• **Exercise task**
Read the lines below. Copy out any that hold the string "React".
....
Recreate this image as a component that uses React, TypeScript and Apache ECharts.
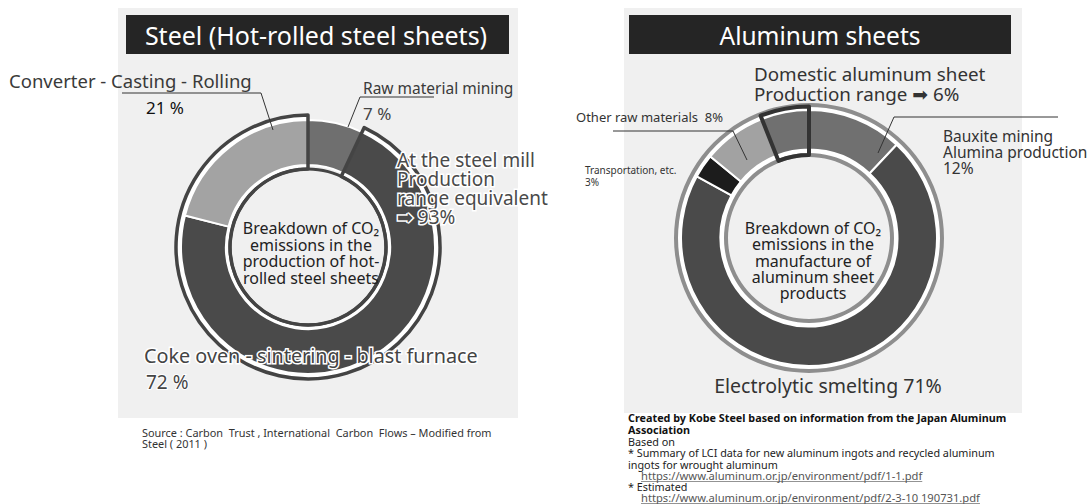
import React, { useEffect, useRef } from 'react';
import * as echarts from 'echarts';

// ---------- data ----------
const steelTitle = 'Steel (Hot-rolled steel sheets)';
const steelCategories = ['Raw material mining', 'Coke oven - sintering - blast furnace', 'Converter - Casting - Rolling'];
const steelValues = [7, 72, 21];
const steelColors = ['#6f6f6f', '#4a4a4a', '#a3a3a3'];

const aluTitle = 'Aluminum sheets';
const aluCategories = ['Bauxite mining\nAlumina production', 'Electrolytic smelting', 'Transportation, etc.', 'Other raw materials', 'Domestic aluminum sheet\nProduction range'];
const aluValues = [12, 71, 3, 8, 6];
const aluColors = ['#707070', '#4a4a4a', '#1c1c1c', '#a2a2a2', '#707070'];

const steelCenterText = ['Breakdown of CO\u2082', 'emissions in the', 'production of hot-', 'rolled steel sheets'];
const aluCenterText = ['Breakdown of CO\u2082', 'emissions in the', 'manufacture of', 'aluminum sheet', 'products'];
const steelSource = ['Source : Carbon  Trust , International  Carbon  Flows \u2013 Modified from', 'Steel ( 2011 )'];
const aluNotesBold = ['Created by Kobe Steel based on information from the Japan Aluminum', 'Association'];
const aluNotes = ['Based on', '* Summary of LCI data for new aluminum ingots and recycled aluminum', 'ingots for wrought aluminum'];
const aluUrl1 = 'https://www.aluminum.or.jp/environment/pdf/1-1.pdf';
const aluEstimated = '* Estimated';
const aluUrl2 = 'https://www.aluminum.or.jp/environment/pdf/2-3-10 190731.pdf';

const FONT = '"Noto Sans", "DejaVu Sans", sans-serif';

const measure = (text: string, size: number, weight = 'normal') => {
  try {
    const ctx = document.createElement('canvas').getContext('2d');
    if (!ctx) return text.length * size * 0.5;
    ctx.font = `${weight} ${size}px ${FONT}`;
    return ctx.measureText(text).width;
  } catch (e) {
    return text.length * size * 0.5;
  }
};

const T = (x: number, y: number, text: string, size: number, opts: any = {}) => ({
  type: 'text',
  z: 100,
  silent: true,
  style: {
    x,
    y,
    text,
    fill: opts.fill || '#333',
    fontSize: size,
    fontFamily: opts.family || FONT,
    fontWeight: opts.weight || 'normal',
    textAlign: opts.align || 'left',
    textVerticalAlign: opts.valign || 'middle',
    verticalAlign: opts.valign || 'middle',
    lineHeight: opts.lineHeight,
    stroke: opts.stroke,
    lineWidth: opts.lineWidth || 0,
  },
});

const L = (points: number[][], color = '#333', width = 1) => ({
  type: 'polyline',
  z: 90,
  silent: true,
  shape: { points },
  style: { stroke: color, lineWidth: width, fill: null },
});

const R = (x: number, y: number, w: number, h: number, fill: string, z = 0) => ({
  type: 'rect',
  z,
  silent: true,
  shape: { x, y, width: w, height: h },
  style: { fill },
});

const pieBase = {
  type: 'pie',
  silent: true,
  startAngle: 90,
  clockwise: true,
  avoidLabelOverlap: false,
  label: { show: false },
  labelLine: { show: false },
  emphasis: { disabled: true },
  animation: false,
};

export default function App() {
  const ref = useRef<HTMLDivElement>(null);
  useEffect(() => {
    if (!ref.current) return;
    const chart = echarts.init(ref.current, undefined, { renderer: 'svg' });
    const SC: [number, number] = [308, 247];
    const AC: [number, number] = [809, 238];
    const steelGroup = steelValues[1] + steelValues[2];
    const urlSize = 11.2;
    const u1 = measure(aluUrl1, urlSize);
    const u2 = measure(aluUrl2, urlSize);

    const series: any[] = [
      {
        ...pieBase, z: 1, center: SC, radius: [78, 132],
        data: steelValues.map((v, i) => ({ name: steelCategories[i], value: v, itemStyle: { color: i === 0 ? 'rgba(0,0,0,0)' : '#ffffff', borderWidth: 0 } })),
      },
      {
        ...pieBase, z: 2, center: SC, radius: [76.5, 79.5],
        data: [{ value: 1, itemStyle: { color: '#454545' } }],
      },
      {
        ...pieBase, z: 3, center: SC, radius: [82, 127],
        data: steelValues.map((v, i) => ({ name: steelCategories[i], value: v, itemStyle: { color: steelColors[i], borderColor: '#ffffff', borderWidth: 2 } })),
      },
      {
        ...pieBase, z: 4, center: SC, radius: [78, 132],
        data: [
          { value: steelValues[0], itemStyle: { color: 'rgba(0,0,0,0)', borderWidth: 0 } },
          { value: steelGroup, itemStyle: { color: 'rgba(0,0,0,0)', borderColor: '#444444', borderWidth: 3.5 } },
        ],
      },
      {
        ...pieBase, z: 1, center: AC, radius: [84, 131],
        data: [{ value: 1, itemStyle: { color: '#ffffff' } }],
      },
      {
        ...pieBase, z: 2, center: AC, radius: [131, 135],
        data: [{ value: 1, itemStyle: { color: '#8e8e8e' } }],
      },
      {
        ...pieBase, z: 2, center: AC, radius: [81, 85],
        data: [{ value: 1, itemStyle: { color: '#8e8e8e' } }],
      },
      {
        ...pieBase, z: 3, center: AC, radius: [88.5, 128],
        data: aluValues.map((v, i) => ({ name: aluCategories[i], value: v, itemStyle: { color: aluColors[i], borderColor: '#ffffff', borderWidth: 2 } })),
      },
      {
        ...pieBase, z: 4, center: AC, radius: [83, 131.5],
        data: aluValues.map((v, i) => ({
          value: v,
          itemStyle: i === aluValues.length - 1
            ? { color: 'rgba(0,0,0,0)', borderColor: '#333333', borderWidth: 4 }
            : { color: 'rgba(0,0,0,0)', borderWidth: 0 },
        })),
      },
    ];

    const graphic: any[] = [
      R(118, 8, 400, 410, '#f0f0f0', 0),
      R(126, 15, 383, 39, '#252525', 1),
      R(624, 8, 398, 405, '#f0f0f0', 0),
      R(629, 15, 382, 39, '#252525', 1),
      T(316, 35, steelTitle, 25, { fill: '#ffffff', align: 'center' }),
      T(820, 35, aluTitle, 24.5, { fill: '#ffffff', align: 'center' }),

      T(9, 80, steelCategories[2], 18.5, { fill: '#3a3a3a' }),
      T(146, 107, `${steelValues[2]} %`, 17, { fill: '#111' }),
      L([[122, 93], [261, 93], [273, 130]]),
      T(363, 88, steelCategories[0], 15.5, { fill: '#3a3a3a' }),
      L([[434, 97], [360, 97], [348, 127]]),
      T(363, 113, `${steelValues[0]} %`, 17, { fill: '#444' }),
      T(397, 150.5, `At the steel mill\nProduction\nrange equivalent\n\u27A1 ${steelGroup}%`, 19, {
        fill: '#4a4a4a', stroke: '#ffffff', lineWidth: 3, valign: 'top', lineHeight: 19,
      }),
      T(311, 219.5, steelCenterText.join('\n'), 16, { fill: '#222', align: 'center', valign: 'top', lineHeight: 16.7 }),
      T(144, 355, steelCategories[1], 19.8, { fill: '#444', stroke: '#ffffff', lineWidth: 3 }),
      T(146, 382, `${steelValues[1]} %`, 19, { fill: '#444', stroke: '#ffffff', lineWidth: 2 }),
      T(142, 426.5, steelSource.join('\n'), 10.9, { fill: '#333', valign: 'top', lineHeight: 11.5 }),

      T(754, 64.5, `${aluCategories[4].split('\n')[0]}\n${aluCategories[4].split('\n')[1]} \u27A1 ${aluValues[4]}%`, 18.8, {
        fill: '#333', valign: 'top', lineHeight: 19.5,
      }),
      T(576, 117, `${aluCategories[3]}  ${aluValues[3]}%`, 13, { fill: '#333' }),
      L([[613, 131], [733, 131], [747, 160]]),
      T(585, 164, `${aluCategories[2]}\n${aluValues[2]}%`, 10, { fill: '#333', valign: 'top', lineHeight: 12 }),
      T(943, 128, `${aluCategories[0]}\n${aluValues[0]}%`, 15.5, { fill: '#333', valign: 'top', lineHeight: 16 }),
      L([[1058, 117], [894, 117], [878, 153]]),
      T(813, 219.8, aluCenterText.join('\n'), 16, { fill: '#222', align: 'center', valign: 'top', lineHeight: 16.3 }),
      T(828, 385, `${aluCategories[1]} ${aluValues[1]}%`, 19.5, { fill: '#333', align: 'center' }),

      T(628, 411.5, aluNotesBold.join('\n'), 10.8, { fill: '#111', weight: 'bold', valign: 'top', lineHeight: 12 }),
      T(628, 435.5, aluNotes.join('\n'), 10.8, { fill: '#222', valign: 'top', lineHeight: 11.5 }),
      T(641, 475, aluUrl1, urlSize, { fill: '#555' }),
      L([[641, 481.5], [641 + u1, 481.5]], '#777', 0.8),
      T(628, 486.5, aluEstimated, 10.8, { fill: '#222' }),
      T(641, 497.5, aluUrl2, urlSize, { fill: '#555' }),
      L([[641, 503.5], [641 + u2, 503.5]], '#777', 0.8),
    ];

    chart.setOption({
      animation: false,
      backgroundColor: '#ffffff',
      series,
      graphic,
    });
    return () => chart.dispose();
  }, []);
  return <div ref={ref} style={{ position: 'absolute', left: 0, top: 0, width: 1091, height: 504 }} />;
}
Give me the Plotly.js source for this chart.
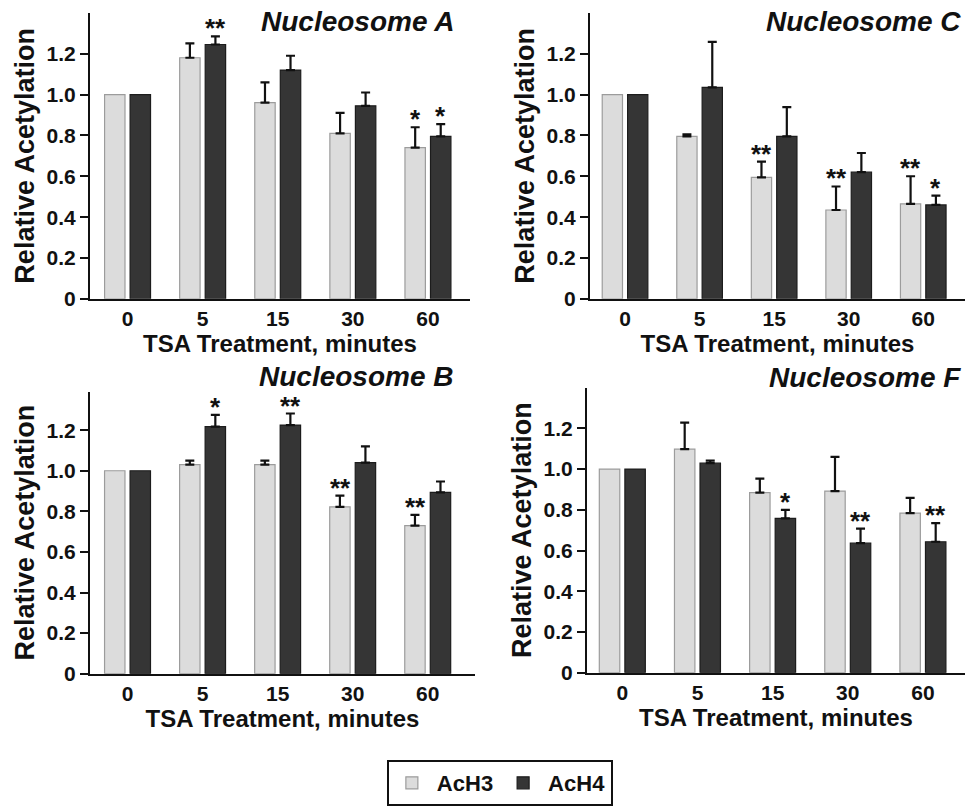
....
• **Result of this exercise**
Recreate this image as a component that uses React, TypeScript and Apache ECharts.
import React, { useEffect, useRef } from 'react';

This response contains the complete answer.